Directions -
Your output is the lines from the first one to the one containing "plt.rcParams['font.family'] = ['Lato', 'Noto", repeated exactly, with images left out.

--- start Data extract ---

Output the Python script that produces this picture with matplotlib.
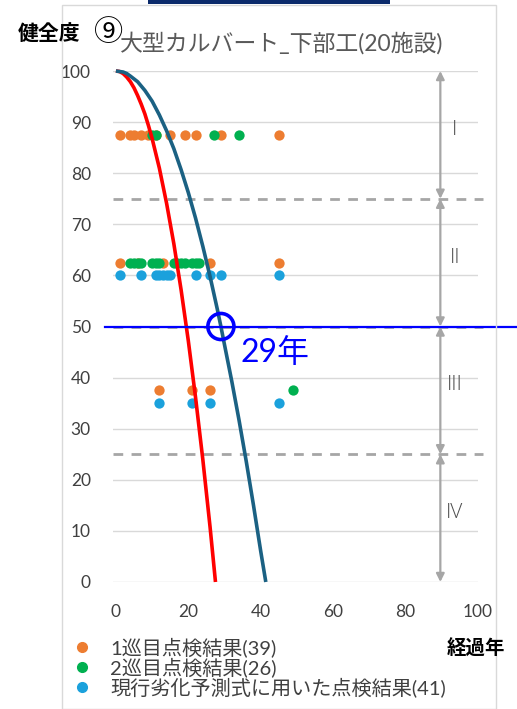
import matplotlib
matplotlib.use("Agg")
import matplotlib.pyplot as plt
from matplotlib.patches import Rectangle, Ellipse

plt.rcParams['font.family'] = ['Lato', 'Noto Sans CJK JP', 'DejaVu Sans']

# Deterioration prediction curves (age in years, soundness score)
red_age = [0, 1, 2, 3, 4, 5, 6, 7, 8, 9, 10, 12, 14, 16, 18, 20, 22, 24, 26, 27.5]
red_health = [100, 99.9, 99.5, 98.8, 97.9, 96.7, 95.2, 93.5, 91.6, 89.3, 86.8,
              81, 74.1, 66.2, 57.2, 47.2, 36.1, 24, 10.8, 0]
teal_age = [0, 1, 2, 3, 4, 6, 8, 10, 12, 14, 16, 18, 20, 22, 24, 26, 28, 29,
            30, 32, 34, 36, 38, 40, 41.4]
teal_health = [100, 99.9, 99.8, 99.5, 99.0, 97.9, 96.2, 94.1, 91.4, 88.3, 84.8,
               80.7, 76.2, 71.2, 65.7, 59.8, 53.4, 50, 46.4, 39.3, 31.7, 23.6,
               15.0, 6.0, 0]

# Inspection results (age in years) by soundness level
orange_87 = [1, 4, 5, 7, 9, 11, 15, 19, 22, 29, 45]
orange_62 = [1, 6, 13, 26, 45]
orange_37 = [12, 21, 26]
green_87 = [10, 11, 27, 34]
green_62 = [4, 5, 6, 7, 10, 11, 12, 16, 17, 18, 19, 21, 22, 23]
green_37 = [49]
blue_60 = [1, 7, 11, 12, 13, 14, 15, 22, 26, 29, 45]
blue_35 = [12, 21, 26, 45]

series_labels = ['1巡目点検結果(39)', '2巡目点検結果(26)', '現行劣化予測式に用いた点検結果(41)']
level_names = ['I', 'II', 'III', 'IV']
level_bounds = [100, 75, 50, 25, 0]
threshold_age = 29
threshold_health = 50
x_ticks = [0, 20, 40, 60, 80, 100]
y_ticks = [0, 10, 20, 30, 40, 50, 60, 70, 80, 90, 100]

C_ORANGE = '#ED7D31'
C_GREEN = '#00B050'
C_BLUE = '#1BA1DC'
C_RED = '#FF0000'
C_TEAL = '#1B6183'
C_GRAY = '#A6A6A6'
C_TEXT = '#404040'

W, H = 517, 709
fig = plt.figure(figsize=(W / 100, H / 100), dpi=100)

# outer frame and header strip
fig.patches.append(Rectangle((62 / W, 0), (496 - 62) / W, (H - 5) / H,
                             transform=fig.transFigure, fill=False,
                             edgecolor='#D9D9D9', lw=1))
fig.patches.append(Rectangle((148 / W, (H - 4) / H), (390 - 148) / W, 4 / H,
                             transform=fig.transFigure, facecolor='#0B2A6B',
                             edgecolor='none'))

ax = fig.add_axes([113 / W, (H - 582) / H, (478 - 113) / W, (582 - 71) / H])
ax.set_xlim(-0.8, 100)
ax.set_ylim(0, 100)
for s in ax.spines.values():
    s.set_visible(False)
ax.set_xticks(x_ticks)
ax.set_yticks(y_ticks)
ax.tick_params(length=0, labelsize=12.5, colors=C_TEXT)
ax.tick_params(axis='x', pad=16)
ax.tick_params(axis='y', pad=16)
ax.grid(axis='y', color='#D9D9D9', lw=1)
ax.set_axisbelow(True)

# boundaries between soundness levels
for b in level_bounds[1:-1]:
    ax.plot([-0.8, 101.5], [b, b], color=C_GRAY, lw=2, ls=(0, (3.5, 3)),
            clip_on=False, zorder=1)

# level arrows and labels
ax_x = 89.6
for i, name in enumerate(level_names):
    top, bot = level_bounds[i], level_bounds[i + 1]
    ax.annotate('', xy=(ax_x, bot), xytext=(ax_x, top),
                arrowprops=dict(arrowstyle='<|-|>', color=C_GRAY, lw=1.6,
                                mutation_scale=12, shrinkA=0, shrinkB=0),
                annotation_clip=False, zorder=2)
    ax.text(ax_x + 4, (top + bot) / 2 + 1, name, fontsize=15,
            color='#4D4D4D', ha='center', va='center',
            family=['Open Sans', 'DejaVu Sans'], fontweight='light')

ms = 55
ax.scatter(orange_87, [87.5] * len(orange_87), s=ms, color=C_ORANGE, lw=0, zorder=3)
ax.scatter(orange_62, [62.5] * len(orange_62), s=ms, color=C_ORANGE, lw=0, zorder=3)
ax.scatter(orange_37, [37.5] * len(orange_37), s=ms, color=C_ORANGE, lw=0, zorder=3)
ax.scatter(green_87, [87.5] * len(green_87), s=ms, color=C_GREEN, lw=0, zorder=3)
ax.scatter(green_62, [62.5] * len(green_62), s=ms, color=C_GREEN, lw=0, zorder=3)
ax.scatter(green_37, [37.5] * len(green_37), s=ms, color=C_GREEN, lw=0, zorder=3)
ax.scatter(blue_60, [60] * len(blue_60), s=ms, color=C_BLUE, lw=0, zorder=3)
ax.scatter(blue_35, [35] * len(blue_35), s=ms, color=C_BLUE, lw=0, zorder=3)

ax.plot(red_age, red_health, color=C_RED, lw=2.6, zorder=4, clip_on=False,
        solid_capstyle='butt', solid_joinstyle='round')
ax.plot(teal_age, teal_health, color=C_TEAL, lw=2.6, zorder=4, clip_on=False,
        solid_capstyle='butt', solid_joinstyle='round')

# threshold line and crossing marker
ax.plot([-3, 111], [threshold_health, threshold_health], color='#0000FF', lw=1.6,
        clip_on=False, zorder=5)
ax.add_patch(Ellipse((threshold_age, threshold_health), 7.2, 5.1, fill=False,
                     edgecolor='#0000FF', lw=2.6, zorder=6))
ax.text(threshold_age + 5.5, threshold_health - 5.1, f'{threshold_age}年', color='#0000FF',
        fontsize=23, ha='left', va='center')

# legend
handles = [
    plt.Line2D([], [], marker='o', ls='none', color=C_ORANGE, markersize=7),
    plt.Line2D([], [], marker='o', ls='none', color=C_GREEN, markersize=7),
    plt.Line2D([], [], marker='o', ls='none', color=C_BLUE, markersize=7),
]
leg = fig.legend(handles, series_labels, loc='upper left',
                 bbox_to_anchor=(72 / W, (H - 637) / H), frameon=False,
                 fontsize=14.5, labelspacing=0.0, handletextpad=0.9,
                 handlelength=1.0, borderpad=0, borderaxespad=0)
for t in leg.get_texts():
    t.set_color(C_TEXT)

fig.text(18 / W, (H - 34) / H, '健全度', fontsize=15, fontweight='bold',
         color='black', ha='left', va='center')
fig.text(94 / W, (H - 33) / H, '⑨', fontsize=21, color='black',
         ha='left', va='center', family=['Noto Sans CJK JP'])
fig.text(120 / W, (H - 43) / H, '大型カルバート_下部工(20施設)', fontsize=16.5,
         color='#595959', ha='left', va='center')
fig.text(447 / W, (H - 648) / H, '経過年', fontsize=14, fontweight='bold',
         color='black', ha='left', va='center')

fig.savefig('out.png', dpi=100)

--- end Data extract ---

Task result -
Output the Python script that produces this picture with matplotlib.
import matplotlib
matplotlib.use("Agg")
import matplotlib.pyplot as plt
from matplotlib.patches import Rectangle, Ellipse

plt.rcParams['font.family'] = ['Lato', 'Noto Sans CJK JP', 'DejaVu Sans']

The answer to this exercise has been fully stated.